Brief:
In the material below, identify each line bearing the word "Clone". Reproduce those lines.

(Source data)
• • • •

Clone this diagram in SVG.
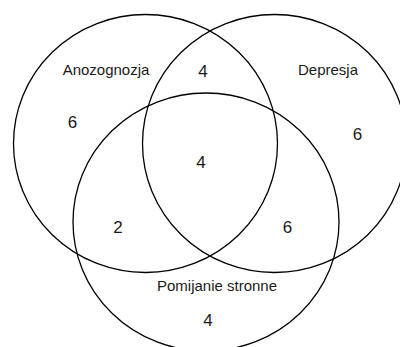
<svg xmlns="http://www.w3.org/2000/svg" width="400" height="347" viewBox="0 0 400 347">
<style>
.set{fill:none;stroke:#000;stroke-width:1.3}
.lbl{font-family:"Liberation Sans",Arial,sans-serif;font-size:15px;fill:#1a1a1a;text-anchor:middle}
.num{font-family:"Liberation Sans",Arial,sans-serif;font-size:17px;fill:#1a1a1a;text-anchor:middle}
</style>
<rect width="400" height="347" fill="#fff"/>
<g id="anozognozja">
<ellipse class="set" cx="145.5" cy="143.5" rx="132" ry="129"/>
<text class="lbl" x="106" y="75">Anozognozja</text>
<text class="num" x="72.5" y="128">6</text>
</g>
<g id="depresja">
<ellipse class="set" cx="274.5" cy="143.5" rx="132" ry="129"/>
<text class="lbl" x="328" y="75">Depresja</text>
<text class="num" x="357.5" y="140">6</text>
</g>
<g id="pomijanie">
<ellipse class="set" cx="206" cy="222" rx="133" ry="129"/>
<text class="lbl" x="217" y="291">Pomijanie stronne</text>
<text class="num" x="208" y="326">4</text>
</g>
<g id="intersections">
<text class="num" x="203" y="77">4</text>
<text class="num" x="201" y="168">4</text>
<text class="num" x="118" y="232.5">2</text>
<text class="num" x="287.5" y="232.5">6</text>
</g>
</svg>
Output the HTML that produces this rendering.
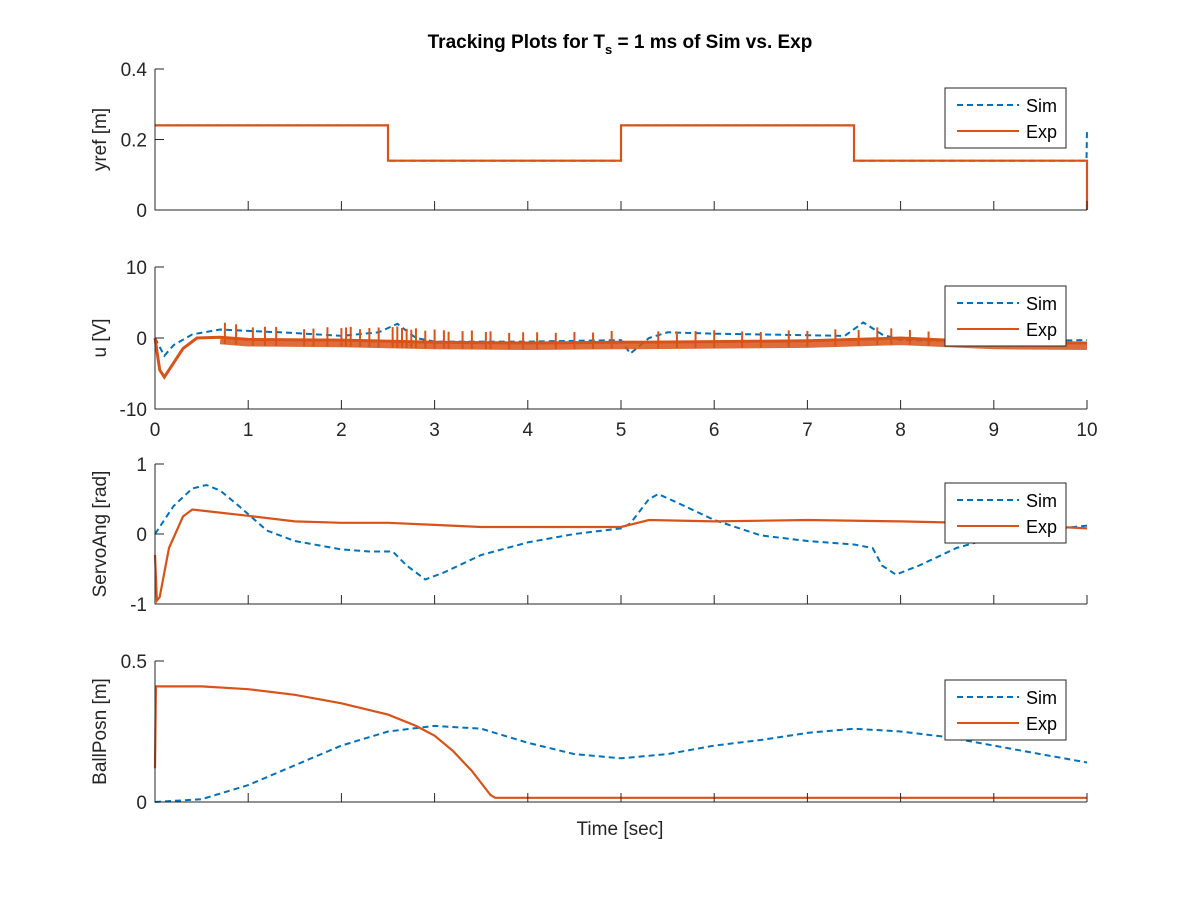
<!DOCTYPE html>
<html><head><meta charset="utf-8"><style>
body{margin:0;background:#fff}
svg{display:block;font-family:"Liberation Sans",Arial,sans-serif}
</style></head><body>
<svg id="fig" width="1200" height="900" viewBox="0 0 1200 900">
<rect width="1200" height="900" fill="#fff"/>
<text x="620" y="48" text-anchor="middle" font-size="19" font-weight="bold" fill="#000">Tracking Plots for T<tspan font-size="13" dy="6">s</tspan><tspan dy="-6"> = 1 ms of Sim vs. Exp</tspan></text>
<text x="620" y="835" text-anchor="middle" font-size="19" fill="#262626">Time [sec]</text>
</svg>
<script>
// ---- data ----
const yrefSimT=[0,2.5,2.5,5,5,7.5,7.5,9.995,10];
const yrefSimV=[0.24,0.24,0.14,0.14,0.24,0.24,0.14,0.14,0.23];
const yrefExpT=[0,2.5,2.5,5,5,7.5,7.5,10,10];
const yrefExpV=[0.24,0.24,0.14,0.14,0.24,0.24,0.14,0.14,0];
const uSimT=[0,0.1,0.2,0.4,0.7,1,1.5,2,2.4,2.6,2.8,3,4,5,5.1,5.3,5.5,6,7,7.4,7.6,7.8,8,9,10];
const uSimV=[0,-2.5,-1,0.5,1.2,1,0.7,0.3,0.8,2,0,-0.5,-0.5,-0.3,-2.2,0,0.8,0.6,0.4,0.3,2.2,0.5,-0.3,-0.5,-0.3];
const uExpT=[0,0.05,0.1,0.2,0.3,0.45,0.7,1,2,3,4,5,6,7,8,9,10];
const uExpV=[0,-4.5,-5.5,-3.5,-1.5,0,0.1,-0.2,-0.3,-0.6,-0.7,-0.6,-0.5,-0.4,0,-0.6,-0.7];
const uSpikeT=[0.75,0.87,1.05,1.18,1.3,1.6,1.7,1.85,2.0,2.05,2.1,2.2,2.3,2.4,2.55,2.6,2.65,2.7,2.75,2.8,2.9,3.0,3.1,3.15,3.3,3.4,3.55,3.6,3.8,3.95,4.1,4.3,4.5,4.7,4.9,5.4,5.6,5.8,6.0,6.3,6.5,6.8,7.0,7.3,7.55,7.75,7.9,8.1,8.3];
const uSpikeV=[1.8,1.7,1.4,1.5,1.5,1.2,1.3,1.5,1.4,1.5,1.6,1.3,1.5,1.6,1.7,1.8,1.6,1.5,1.4,1.6,1.3,1.5,1.4,1.2,1.3,1.4,1.2,1.3,1.1,1.2,1.2,1.1,1.2,1.1,1.3,1.2,1.1,1.2,1.3,1.1,1.0,1.2,1.1,1.2,1.0,1.3,1.1,0.9,0.8];
const saSimT=[0,0.2,0.4,0.55,0.7,0.9,1.2,1.5,2,2.3,2.55,2.7,2.9,3.1,3.5,4,4.5,5,5.1,5.3,5.4,5.6,6,6.5,7,7.5,7.7,7.8,7.95,8.2,8.6,9,9.5,10];
const saSimV=[0,0.4,0.65,0.7,0.62,0.4,0.05,-0.1,-0.22,-0.25,-0.25,-0.45,-0.65,-0.55,-0.3,-0.12,0,0.08,0.15,0.5,0.57,0.45,0.2,-0.02,-0.1,-0.15,-0.2,-0.45,-0.58,-0.45,-0.2,-0.05,0.05,0.12];
const saExpT=[0,0.02,0.05,0.15,0.3,0.4,0.6,1,1.5,2,2.5,3,3.5,4,4.5,5,5.3,6,7,8,9,10];
const saExpV=[-0.3,-0.95,-0.9,-0.2,0.25,0.35,0.32,0.26,0.18,0.16,0.16,0.13,0.1,0.1,0.1,0.1,0.2,0.18,0.2,0.18,0.15,0.08];
const bpSimT=[0,0.5,1,1.5,2,2.5,3,3.5,4,4.5,5,5.5,6,6.5,7,7.5,8,8.5,9,9.5,10];
const bpSimV=[0,0.01,0.06,0.13,0.2,0.25,0.27,0.26,0.21,0.17,0.155,0.17,0.2,0.22,0.245,0.26,0.25,0.23,0.2,0.17,0.14];
const bpExpT=[0,0.01,0.5,1,1.5,2,2.5,2.8,3,3.2,3.4,3.6,3.65,10];
const bpExpV=[0.12,0.41,0.41,0.4,0.38,0.35,0.31,0.27,0.235,0.18,0.11,0.025,0.015,0.015];
const xTicks=[0,1,2,3,4,5,6,7,8,9,10];

const NS='http://www.w3.org/2000/svg';
const svg=document.getElementById('fig');
const SIM='#0072BD',EXP='#D95319';
const X0=155,X1=1087;
const sx=t=>X0+(t/10)*(X1-X0);
function mk(tag,attrs,parent){const e=document.createElementNS(NS,tag);for(const k in attrs)e.setAttribute(k,attrs[k]);(parent||svg).appendChild(e);return e;}

const panels=[
 {name:'yref',top:69,bot:210,min:0,max:0.4,yt:[0,0.2,0.4],lab:'yref [m]',s:[yrefSimT,yrefSimV],e:[yrefExpT,yrefExpV],xl:false},
 {name:'u',top:267,bot:409,min:-10,max:10,yt:[-10,0,10],lab:'u [V]',s:[uSimT,uSimV],e:[uExpT,uExpV],xl:true},
 {name:'servo-ang',top:464,bot:604,min:-1,max:1,yt:[-1,0,1],lab:'ServoAng [rad]',s:[saSimT,saSimV],e:[saExpT,saExpV],xl:false},
 {name:'ball-posn',top:661,bot:802,min:0,max:0.5,yt:[0,0.5],lab:'BallPosn [m]',s:[bpSimT,bpSimV],e:[bpExpT,bpExpV],xl:false}
];
panels.forEach((p,i)=>{
 const g=mk('g',{});
 
 
 const sy=v=>p.bot-(v-p.min)/(p.max-p.min)*(p.bot-p.top);
 const path=(T,V)=>T.map((t,k)=>(k?'L':'M')+sx(t).toFixed(1)+' '+sy(V[k]).toFixed(1)).join(' ');
 const sl=mk('path',{d:path(p.s[0],p.s[1]),fill:'none',stroke:SIM,'stroke-width':2,'stroke-dasharray':'6,4'},g);
 
 
 if(p.name==='u'){
  const bT=uExpT.filter(t=>t>=0.7), bV=uExpV.filter((v,k)=>uExpT[k]>=0.7).map(v=>v-0.5);
  const band=mk('path',{d:path(bT,bV),fill:'none',stroke:EXP,'stroke-width':7,'stroke-opacity':0.85},g);
  
  
  const interp=t=>{for(let k=1;k<uExpT.length;k++){if(t<=uExpT[k]){const f=(t-uExpT[k-1])/(uExpT[k]-uExpT[k-1]);return uExpV[k-1]+f*(uExpV[k]-uExpV[k-1]);}}return uExpV[uExpV.length-1];};
  uSpikeT.forEach((t,k)=>{
   const b=interp(t);
   const sp=mk('line',{x1:sx(t),x2:sx(t),y1:sy(b-0.9),y2:sy(b+uSpikeV[k]+0.3),stroke:EXP,'stroke-width':2},g);
   
   
  });
 }
 const el=mk('path',{d:path(p.e[0],p.e[1]),fill:'none',stroke:EXP,'stroke-width':p.name==='u'?3:2.2},g);
 
 
 const ax=mk('path',{d:`M${X0} ${p.top}L${X0} ${p.bot}L${X1} ${p.bot}`,fill:'none',stroke:'#262626','stroke-width':1},g);
 
 
 xTicks.forEach(t=>{
  mk('line',{x1:sx(t),x2:sx(t),y1:p.bot,y2:p.bot-9,stroke:'#262626','stroke-width':1},g);
  if(p.xl){const tx=mk('text',{x:sx(t),y:p.bot+27,'text-anchor':'middle','font-size':19,fill:'#262626'},g);tx.textContent=t;
   
   }
 });
 p.yt.forEach(v=>{
  mk('line',{x1:X0,x2:X0+9,y1:sy(v),y2:sy(v),stroke:'#262626','stroke-width':1},g);
  const tx=mk('text',{x:X0-8,y:sy(v)+7,'text-anchor':'end','font-size':19,fill:'#262626'},g);tx.textContent=v;
  
  
 });
 const cy=(p.top+p.bot)/2;
 const yl=mk('text',{x:106,y:cy,'text-anchor':'middle','font-size':19,fill:'#262626',transform:`rotate(-90 106 ${cy})`},g);
 yl.textContent=p.lab;
 
 
 const ly=88+(p.top-69);
 const lg=mk('g',{},g);
 
 
 mk('rect',{x:945,y:ly,width:121,height:60,fill:'#fff',stroke:'#262626','stroke-width':1},lg);
 mk('line',{x1:957,x2:1019,y1:ly+17,y2:ly+17,stroke:SIM,'stroke-width':2,'stroke-dasharray':'6,4'},lg);
 mk('line',{x1:957,x2:1019,y1:ly+43,y2:ly+43,stroke:EXP,'stroke-width':2},lg);
 const t1=mk('text',{x:1026,y:ly+24,'font-size':18,fill:'#000'},lg);t1.textContent='Sim';
 
 
 const t2=mk('text',{x:1026,y:ly+50,'font-size':18,fill:'#000'},lg);t2.textContent='Exp';
 
 
});
</script>
</body></html>
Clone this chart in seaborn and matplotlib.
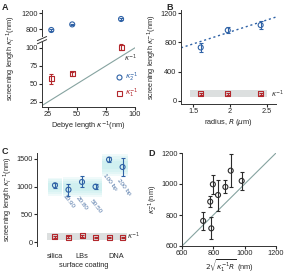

• • • •

Correct response:
Clone this diagram in SVG.
Clone this chart in seaborn and matplotlib.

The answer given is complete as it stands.